Which wallpaper type is right for my wall — peel and stick, traditional, or fabric?
Once the design is settled, the material decision is mostly about your walls and your living situation.
Peel and stick is the renter's and DIYer's answer: it goes up without paste, comes off cleanly without damaging (good quality) paint, and a feature wall is a realistic weekend job. It suits smooth, painted walls best. It's also no longer limited to flat, glossy finishes — textured peel-and-stick ranges have recently arrived in South Africa (Wallpaper Online released a textured peel-and-stick series this winter), giving you the tactile depth of linen- and weave-look finishes with the same removable convenience.

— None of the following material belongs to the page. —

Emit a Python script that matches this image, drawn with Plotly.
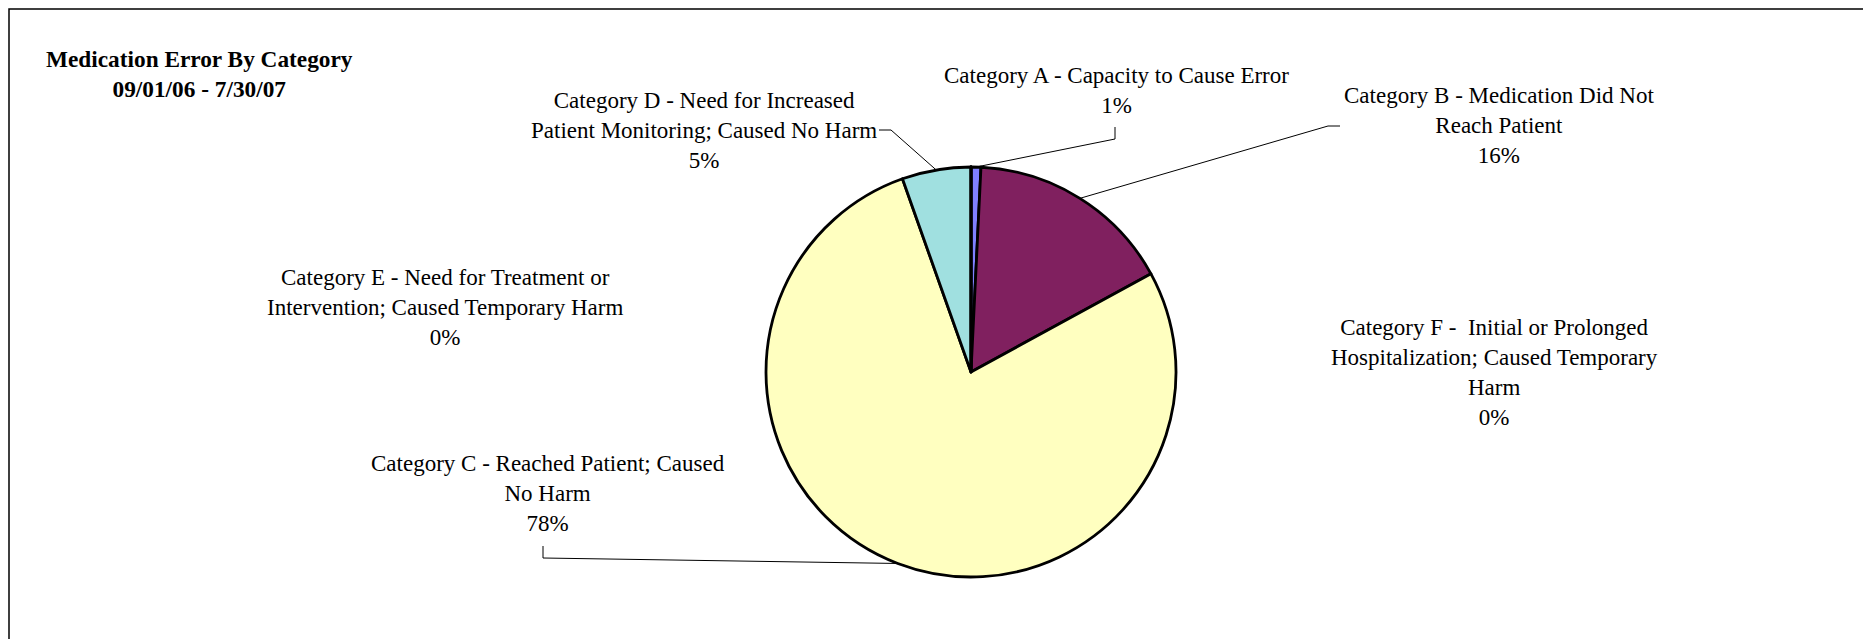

Traditional paper wallpaper is the classic paste-up option — economical for larger installations and the familiar choice if a professional installer is doing the hanging.
Fabric-based wallpaper (such as DuraMatte-type finishes) is the answer to a very South African problem: textured plaster walls. Where thin peel and stick or paper will show every bump, a heavier fabric wallpaper sits flatter and more forgiving on indentations or lightly textured plaster, and holds up well in high-traffic areas.
If you're unsure which applies to you, the honest test is to run your hand across the wall. Smooth and painted? Peel and stick is the easy win. Lightly textured plaster or old walls with history? Look at fabric. If your wall is heavily textured then it’s best to run a skim coat over it before applying any wallpaper.
Do I still need a physical sample?
Sometimes, yes. A visualiser answers the big questions — colour, scale, overall effect — which is where most expensive mistakes happen. A physical sample answers the small ones: exact texture underhand, sheen in your light, print quality, exact flat colour (remember your phones screen will affect the colour you see).
If you're papering a whole room or your wall has an unusual finish, do both: shortlist with the visualiser (it's free and instant), then order a sample of your final one or two candidates. You'll make one confident purchase instead of two hopeful ones.
What's the biggest wallpaper mistake to avoid?
Buying from imagination. Nearly every wallpaper regret — too dark, too busy, clashes with the floor, wrong undertone — is a preview failure, not a product failure. The design was always going to look that way in that room; the buyer just couldn't see it in advance. Now that previewing takes less than a minute and costs nothing, there's no reason to gamble.
The complete checklist, in order:
- Photograph your wall and preview shortlisted designs in a free room visualiser.
- Judge the preview on scale, light, furniture, and commitment level.
- Match the material to your wall: peel and stick for smooth walls and renters (including the new textured peel-and-stick options), traditional for classic installs, fabric for textured plaster.
- Order a physical sample of your final candidate if texture or sheen matters.
- Measure twice, order once — and enjoy a wall you chose with certainty.
Wallpaper should be the fun part of decorating. Take the guesswork out first, and it will be.